Aim of the exercise: Extract exactly the lines from the top of the records through the line containing "from matplotlib.ticker import", and keep pictures out of the copy.

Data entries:
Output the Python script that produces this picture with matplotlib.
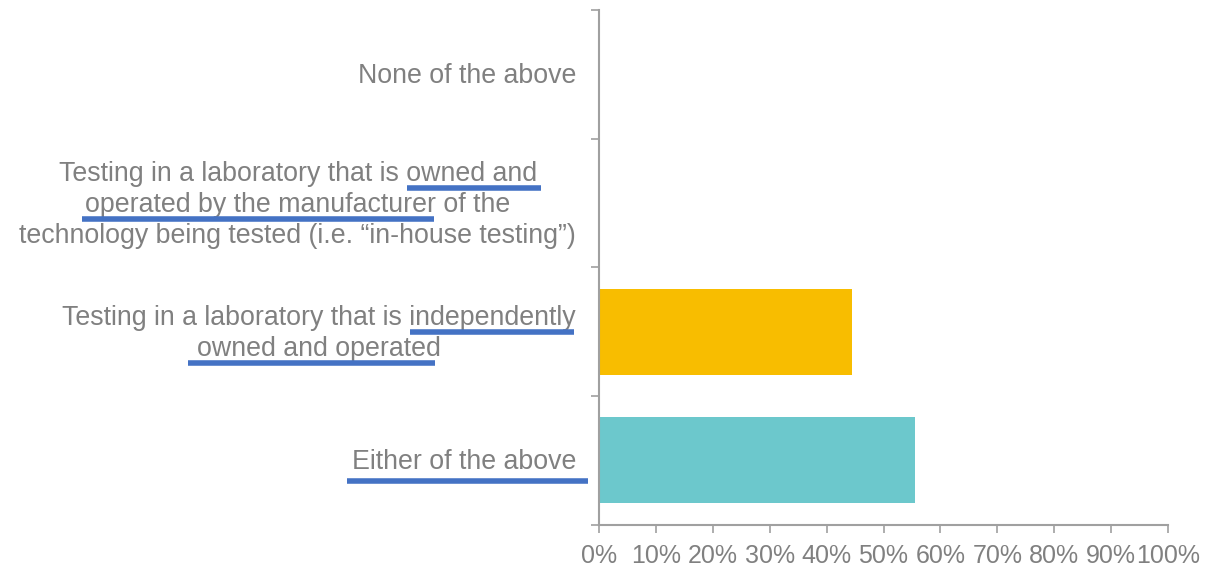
import matplotlib.pyplot as plt
from matplotlib.lines import Line2D
from matplotlib.transforms import ScaledTranslation
from matplotlib.ticker import PercentFormatter, FixedLocator

plt.rcParams['font.family'] = ['Liberation Sans', 'DejaVu Sans']

# survey answers, bottom to top
categories = [
    'Either of the above',
    'Testing in a laboratory that is independently\nowned and operated',
    'Testing in a laboratory that is owned and\noperated by the manufacturer of the\ntechnology being tested (i.e. \u201cin-house testing\u201d)',
    'None of the above',
]
shares = [55.6, 44.4, 0.0, 0.0]
colors = ['#6cc8cc', '#f8bd00', '#a5a5a5', '#5b9bd5']

# highlight strokes under key phrases (figure pixels: x0, x1, y from top)
underlines = [
    (407, 541, 187.5),
    (82, 434, 219),
    (410, 574, 332),
    (188, 435, 363),
    (347, 588, 481),
]

text_gray = '#808080'
axis_gray = '#a0a0a0'

W, H = 1221, 567
fig = plt.figure(figsize=(W / 100, H / 100), dpi=100)
ax = fig.add_axes([599 / W, 1 - 524.7 / H, (1168 - 599) / W, (524.7 - 10) / H])

y = range(len(categories))
ax.barh(y, shares, height=0.67, color=colors)

ax.set_xlim(0, 100)
ax.set_ylim(-0.5, len(categories) - 0.5)
ax.set_xticks(range(0, 101, 10))
ax.xaxis.set_major_formatter(PercentFormatter(decimals=0))

ax.set_yticks(list(y))
ax.set_yticklabels(categories, multialignment='center', linespacing=1.25)
ax.yaxis.set_minor_locator(FixedLocator([i - 0.5 for i in range(len(categories) + 1)]))

ax.tick_params(axis='y', which='major', length=0, pad=16.5, labelsize=19.3, labelcolor=text_gray)
ax.tick_params(axis='y', which='minor', length=6, width=1.2, color=axis_gray)
ax.tick_params(axis='x', length=6, width=1.2, color=axis_gray, pad=8,
               labelsize=18, labelcolor=text_gray)

# nudge the wrapped labels up a little
for lab in ax.get_yticklabels():
    dy = 1.2 if '\n' not in lab.get_text() else 2.7
    lab.set_transform(lab.get_transform() + ScaledTranslation(0, dy / 72, fig.dpi_scale_trans))

for side in ['top', 'right']:
    ax.spines[side].set_visible(False)
for side in ['left', 'bottom']:
    ax.spines[side].set_color(axis_gray)
    ax.spines[side].set_linewidth(1.5)

for x0, x1, yy in underlines:
    fig.add_artist(Line2D([x0 / W, x1 / W], [1 - yy / H, 1 - yy / H],
                          transform=fig.transFigure, color='#4472c4',
                          linewidth=4, solid_capstyle='butt'))

fig.savefig('out.png', dpi=100)
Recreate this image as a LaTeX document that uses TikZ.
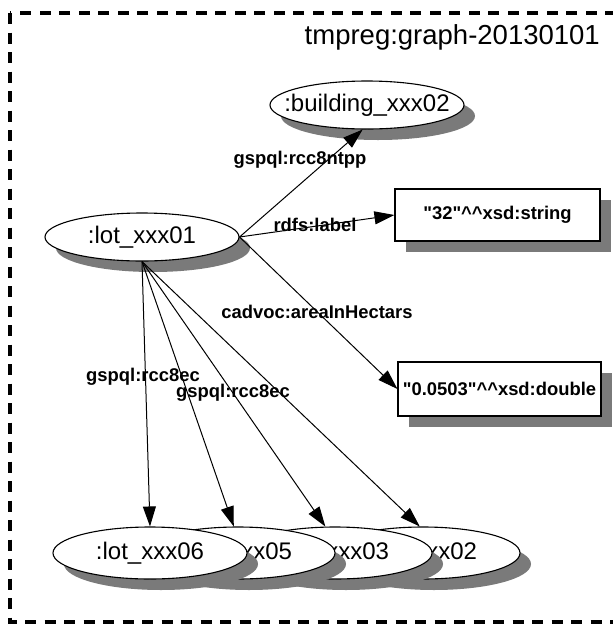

Complete output:
Output the Python script that produces this picture with matplotlib.
import matplotlib.pyplot as plt
from matplotlib.lines import Line2D
from matplotlib.transforms import ScaledTranslation
from matplotlib.ticker import PercentFormatter, FixedLocator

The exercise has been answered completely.